The report says if substantial action is not taken
soon by governments, donor agencies and investors, as well as
environmental and social pressure groups, much of the remaining
virgin primary forests in the Caribbean rim, Central Africa
and Pacific will be lost within five to 10 years, due to the
expansion of unsustainable logging operations.
The original report was completed in 1997 and
the EU cleared a twice-revised version for publication, printing
5,000 copies. Its press launch in July last year was blocked
by the WWF, some of whose employees had carried out the research.
The organization feared that some of the governments concerned,
particularly Malaysia, would close down WWF offices.
A weaker version of the report has now been prepared
and, because the European commission refused to foot the bill,
the WWF pulped the original 5,000 copies and has paid to print
2,000 of the latest version.
The organization claimed in a statement to the
Guardian that it had to correct some “inaccuracies” and hopes
this new version will be published in July.
The Guardian has seen the first three versions
of the report —including the original draft that details the
names of companies and individuals involved in bribery scandals.

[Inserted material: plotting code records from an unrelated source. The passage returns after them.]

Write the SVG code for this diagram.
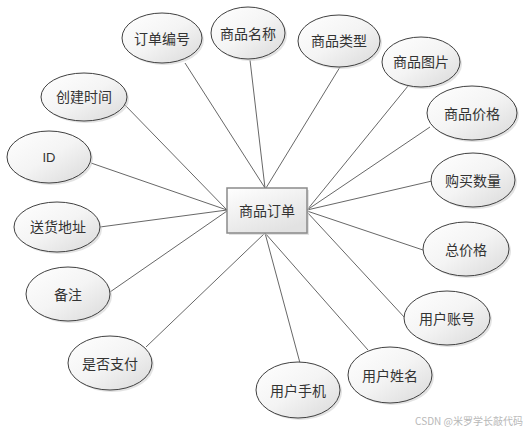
<svg xmlns="http://www.w3.org/2000/svg" width="527" height="434" viewBox="0 0 527 434">
<defs>
<linearGradient id="eg" x1="0" y1="0" x2="1" y2="1">
<stop offset="0" stop-color="#ffffff"/>
<stop offset="0.5" stop-color="#f4f4f4"/>
<stop offset="1" stop-color="#d9d9d9"/>
</linearGradient>
<linearGradient id="rg" x1="0" y1="0" x2="0.6" y2="1">
<stop offset="0" stop-color="#ffffff"/>
<stop offset="1" stop-color="#e2e2e2"/>
</linearGradient>
</defs>
<style>
.e{fill:url(#eg);stroke:#404040;stroke-width:1}
.s{fill:#d0d0d0;opacity:0.6}
.t{font-family:"Noto Sans CJK SC","Liberation Sans",sans-serif;font-size:14px;fill:#333;text-anchor:middle;dominant-baseline:central}
.c line{stroke:#404040;stroke-width:0.8}
</style>
<rect width="527" height="434" fill="#fff"/>
<g class="c" id="connectors">
<line x1="185" y1="63" x2="265" y2="188"/>
<line x1="250" y1="60" x2="265" y2="188"/>
<line x1="340" y1="67" x2="266" y2="188"/>
<line x1="408" y1="86" x2="307" y2="210"/>
<line x1="430" y1="127" x2="307" y2="210"/>
<line x1="432" y1="181" x2="307" y2="210"/>
<line x1="423" y1="250" x2="307" y2="211"/>
<line x1="405" y1="318" x2="307" y2="212"/>
<line x1="368" y1="350" x2="265" y2="233"/>
<line x1="300" y1="363" x2="265" y2="233"/>
<line x1="146" y1="347" x2="265" y2="233"/>
<line x1="110" y1="292" x2="227" y2="211"/>
<line x1="100" y1="227" x2="227" y2="210"/>
<line x1="91" y1="163" x2="227" y2="210"/>
<line x1="123" y1="103" x2="227" y2="210"/>
</g>
<g id="center">
<rect x="229" y="190" width="80" height="45" fill="#cfcfcf" opacity="0.6"/>
<rect x="227" y="188" width="80" height="45" fill="url(#rg)" stroke="#8a8a8a" stroke-width="1.5"/>
<text class="t" x="267" y="210">商品订单</text>
</g>
<g id="n1"><ellipse class="s" cx="164" cy="40" rx="40" ry="25"/><ellipse class="e" cx="162" cy="38" rx="40" ry="25"/><text class="t" x="162" y="38">订单编号</text></g>
<g id="n2"><ellipse class="s" cx="250" cy="35" rx="37" ry="26"/><ellipse class="e" cx="248" cy="33" rx="37" ry="26"/><text class="t" x="248" y="33">商品名称</text></g>
<g id="n3"><ellipse class="s" cx="341" cy="43" rx="41" ry="26"/><ellipse class="e" cx="339" cy="41" rx="41" ry="26"/><text class="t" x="339" y="40">商品类型</text></g>
<g id="n4"><ellipse class="s" cx="423" cy="64" rx="39" ry="25"/><ellipse class="e" cx="421" cy="62" rx="39" ry="25"/><text class="t" x="421" y="61">商品图片</text></g>
<g id="n5"><ellipse class="s" cx="474" cy="115" rx="45" ry="27"/><ellipse class="e" cx="472" cy="113" rx="45" ry="27"/><text class="t" x="472" y="113">商品价格</text></g>
<g id="n6"><ellipse class="s" cx="475" cy="182" rx="42" ry="27"/><ellipse class="e" cx="473" cy="180" rx="42" ry="27"/><text class="t" x="473" y="180">购买数量</text></g>
<g id="n7"><ellipse class="s" cx="468" cy="251" rx="43" ry="27"/><ellipse class="e" cx="466" cy="249" rx="43" ry="27"/><text class="t" x="466" y="249">总价格</text></g>
<g id="n8"><ellipse class="s" cx="449" cy="320" rx="43" ry="27"/><ellipse class="e" cx="447" cy="318" rx="43" ry="27"/><text class="t" x="447" y="318">用户账号</text></g>
<g id="n9"><ellipse class="s" cx="392" cy="377" rx="42" ry="28"/><ellipse class="e" cx="390" cy="375" rx="42" ry="28"/><text class="t" x="390" y="375">用户姓名</text></g>
<g id="n10"><ellipse class="s" cx="300" cy="392" rx="42" ry="28"/><ellipse class="e" cx="298" cy="390" rx="42" ry="28"/><text class="t" x="298" y="390">用户手机</text></g>
<g id="n11"><ellipse class="s" cx="112" cy="365" rx="42" ry="27"/><ellipse class="e" cx="110" cy="363" rx="42" ry="27"/><text class="t" x="110" y="363">是否支付</text></g>
<g id="n12"><ellipse class="s" cx="70" cy="296" rx="42" ry="27"/><ellipse class="e" cx="68" cy="294" rx="42" ry="27"/><text class="t" x="68" y="294">备注</text></g>
<g id="n13"><ellipse class="s" cx="59" cy="229" rx="43" ry="25"/><ellipse class="e" cx="57" cy="227" rx="43" ry="25"/><text class="t" x="58" y="226">送货地址</text></g>
<g id="n14"><ellipse class="s" cx="51" cy="159" rx="42" ry="26"/><ellipse class="e" cx="49" cy="157" rx="42" ry="26"/><text class="t" x="49" y="157" style="font-family:'Liberation Sans',sans-serif;font-size:13px">ID</text></g>
<g id="n15"><ellipse class="s" cx="86" cy="99" rx="43" ry="24"/><ellipse class="e" cx="84" cy="97" rx="43" ry="24"/><text class="t" x="84" y="96">创建时间</text></g>
<text x="523" y="425" style="font-family:'Noto Sans CJK SC','Liberation Sans',sans-serif;font-size:10px;fill:#b8b8b8;text-anchor:end">CSDN @米罗学长敲代码</text>
</svg>
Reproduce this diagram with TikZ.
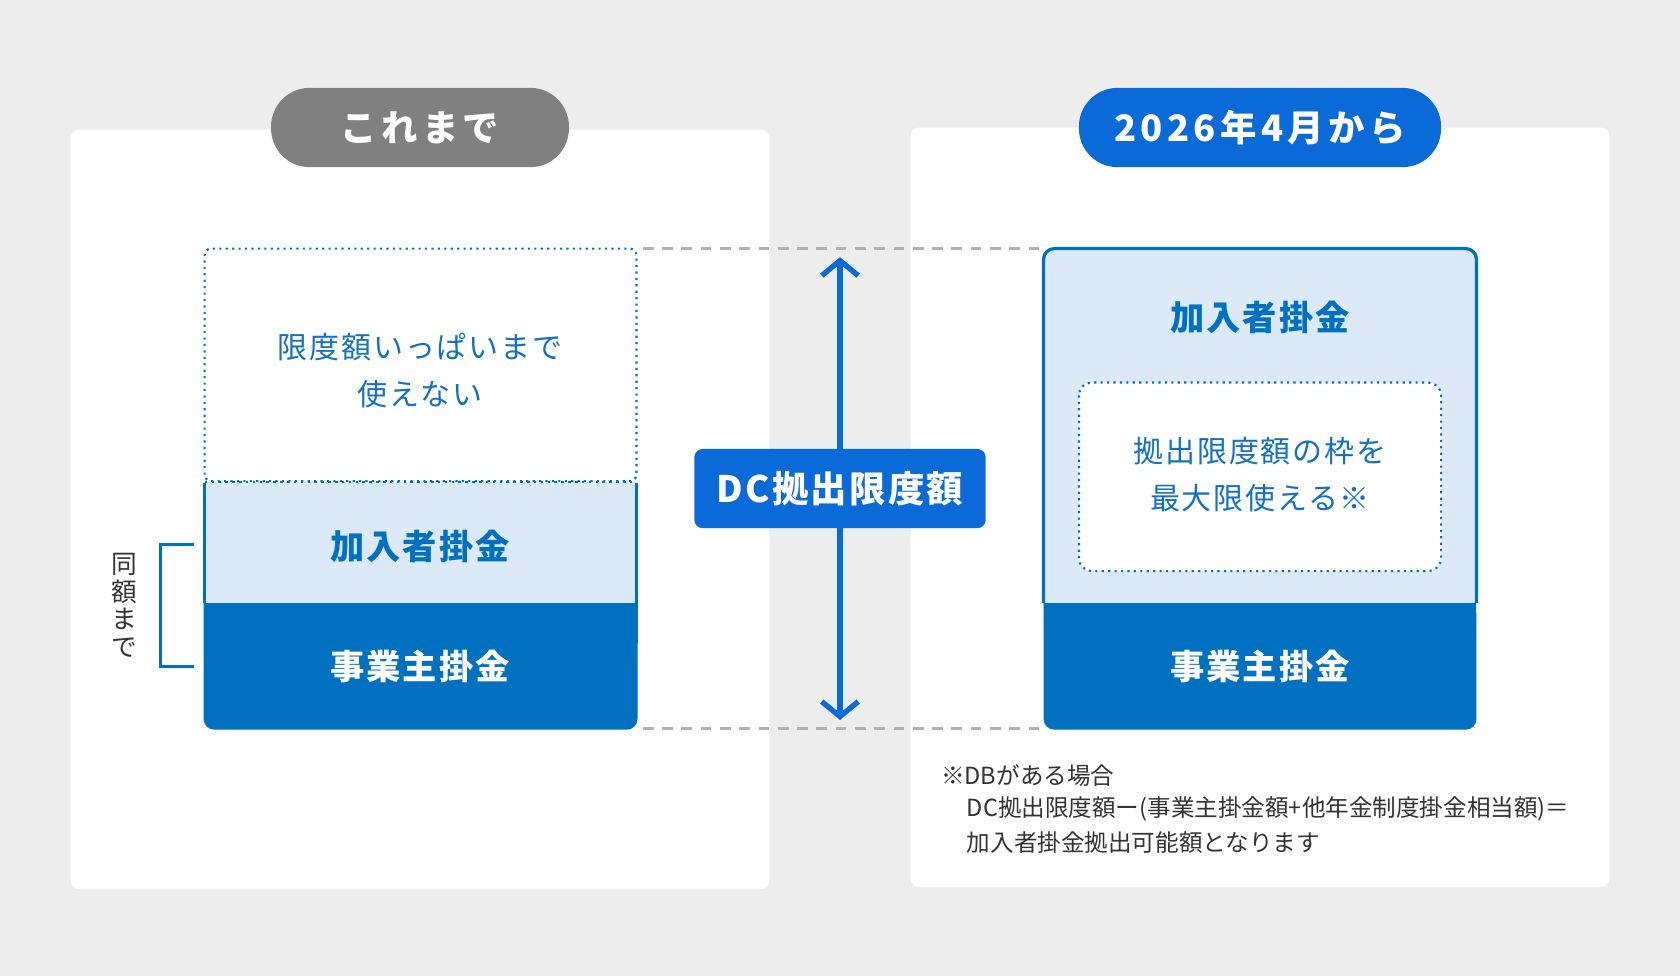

The main authors of the report are Nigel Sizer, an expert for
the World Resources Institute in Washington and Dominiek Plouvier,
a forestry consultant who works for WWF in Belgium. All of their
work was peer-reviewed in the countries concerned and by other
forestry experts before being submitted.
Sizer said: “Of course I was deeply disappointed
that the report was not published. A few things were corrected
in the peer review process. We were very careful about the conclusions
we drew in the report. The commission was concerned and asked
some of the names to be removed but I stand by everything that
appeared in the drafts. My reputation and that of the Institute
depends on getting things right. Lack of accuracy was not the
reason the report was withheld.”
A commission spokesman said: “We asked originally
for some of the names to be removed and for some revisions but
were satisfied with the later versions of the report. It was
WWF that intervened to prevent publication last year. The new
version of the report has now been delivered by them and will
be distributed to interested parties when a list has been drawn
up.” Officials of the commission would now consider the report’s
findings.
WWF’s senior forest officer, Jean-Paul Jeanrenaud,
said WWF had been anxious to name names but was concerned that
many of the companies were Asian and the organization did not
want to appear to be Asian-bashing. After the Asian financial
crisis, the report was held up for updating.